James E. Tillman, Sr., State Conservationist for the USDA-Natural Resources Conservation Service (NRCS) in Georgia has announced that the NRCShas established a cut-off date for applications seeking financial assistance through the USDA Wetlands Reserve Program (WRP).

Although participants can apply at any time, in order to be considered for WRP funding during fiscal year 2012, applications must be received by Oct. 28, 2011.

Applications received after Oct. 28, 2011 will be deferred to the next funding cycle. Applications received in NRCS offices will be evaluated and ranked according to levels of environmental benefits pending available funds.

Participants in WRP voluntarily limit future use of their land, but retain private ownership.

Landowners benefit by receiving financial and technical assistance in return for protecting wetlands, reducing problems associated with farming potentially wet and difficult areas, and developing wildlife and recreational opportunities on their land.

Wetlands benefit the Nation by providing fish and wildlife habitat; improving water quality by filtering sediments and chemicals; reducing flooding; recharging groundwater; protecting biological diversity; as well as providing opportunities for educational, scientific, and recreational activities.

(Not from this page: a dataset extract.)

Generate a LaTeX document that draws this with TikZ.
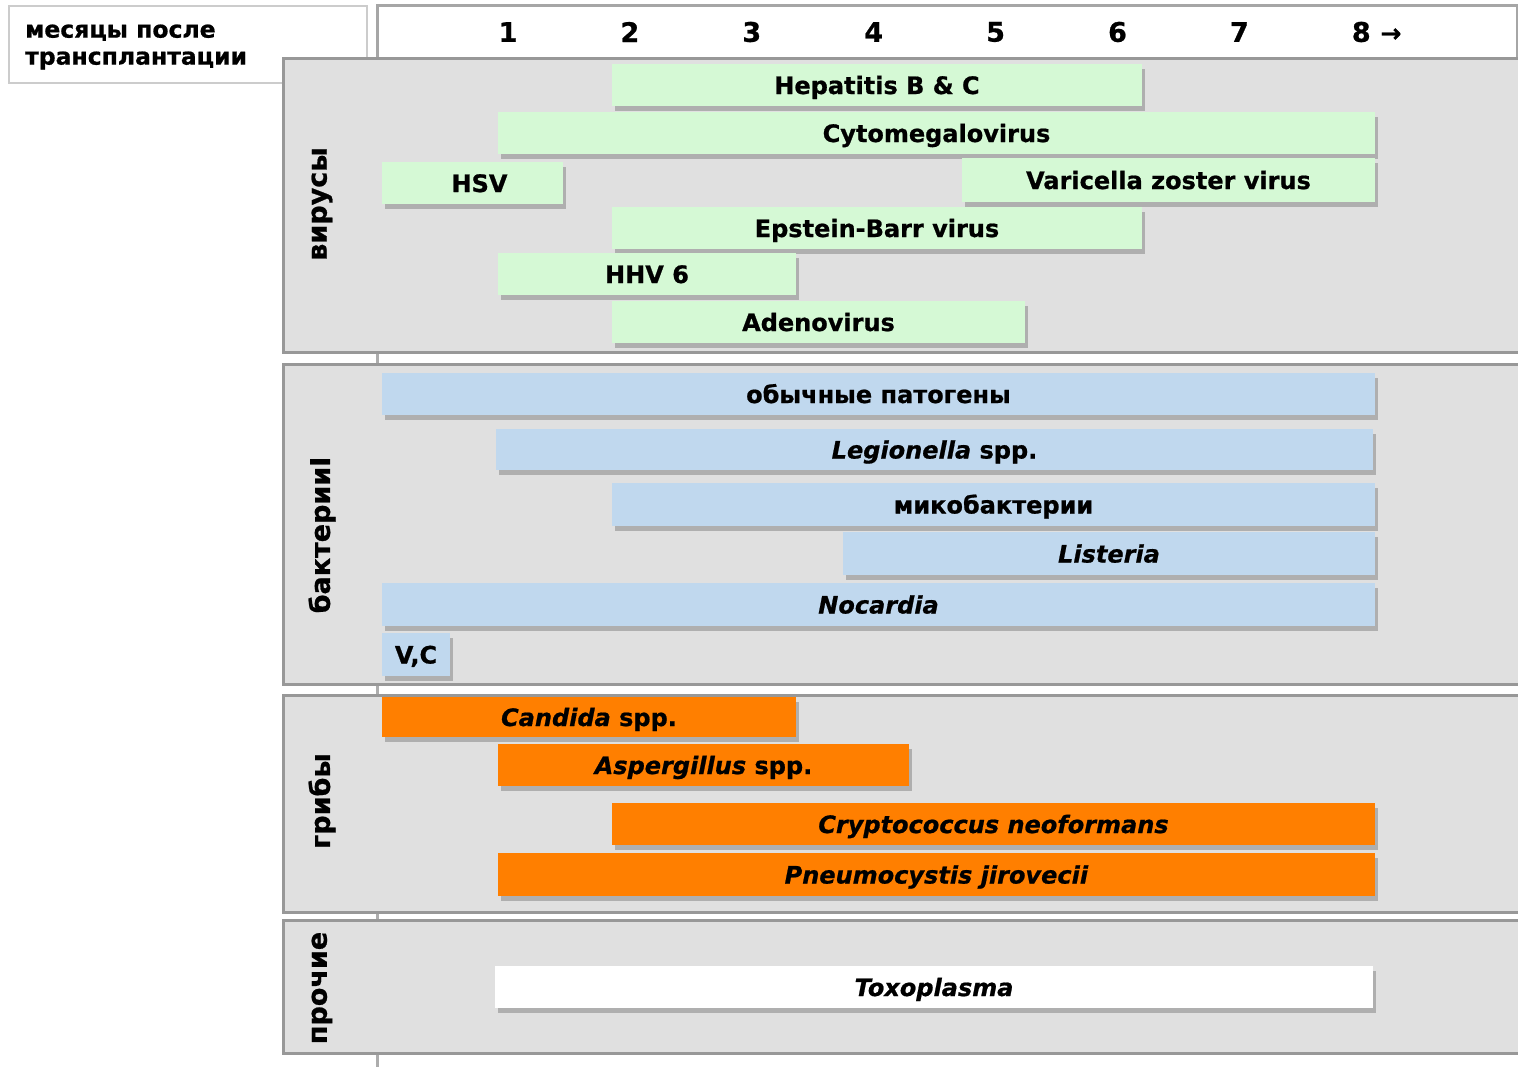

The program offers three enrollment options:

• Permanent Easements — a conservation easement in perpetuity. USDA pays 100 percent of the easement value and 100 percent of the restoration costs.*

• 30-Year Easement — an easement that expires after 30 years. USDA pays up to 75 percent of the easement value and up to 75 percent of the restoration costs.*

• Restoration Cost-Share Agreement — an agreement to restore or enhance the wetland functions and values without placing an easement on the enrolled acres. USDA pays up to 75 percent of the restoration costs.

* USDA pays costs associated with recording the easement, including legal services, recording of easement, and boundary surveys,

No easement shall be created on land that has changed ownership during the preceding 7 years.

Eligible acres are limited to private and Tribal lands. Easement values are based upon a Geographic Area Rate Cap (GARC) which is valued each year by an independent contractor who performs a market analysis to estimate values of lands that typically enroll in WRP.

NRCS publishes the GARC rates after approval.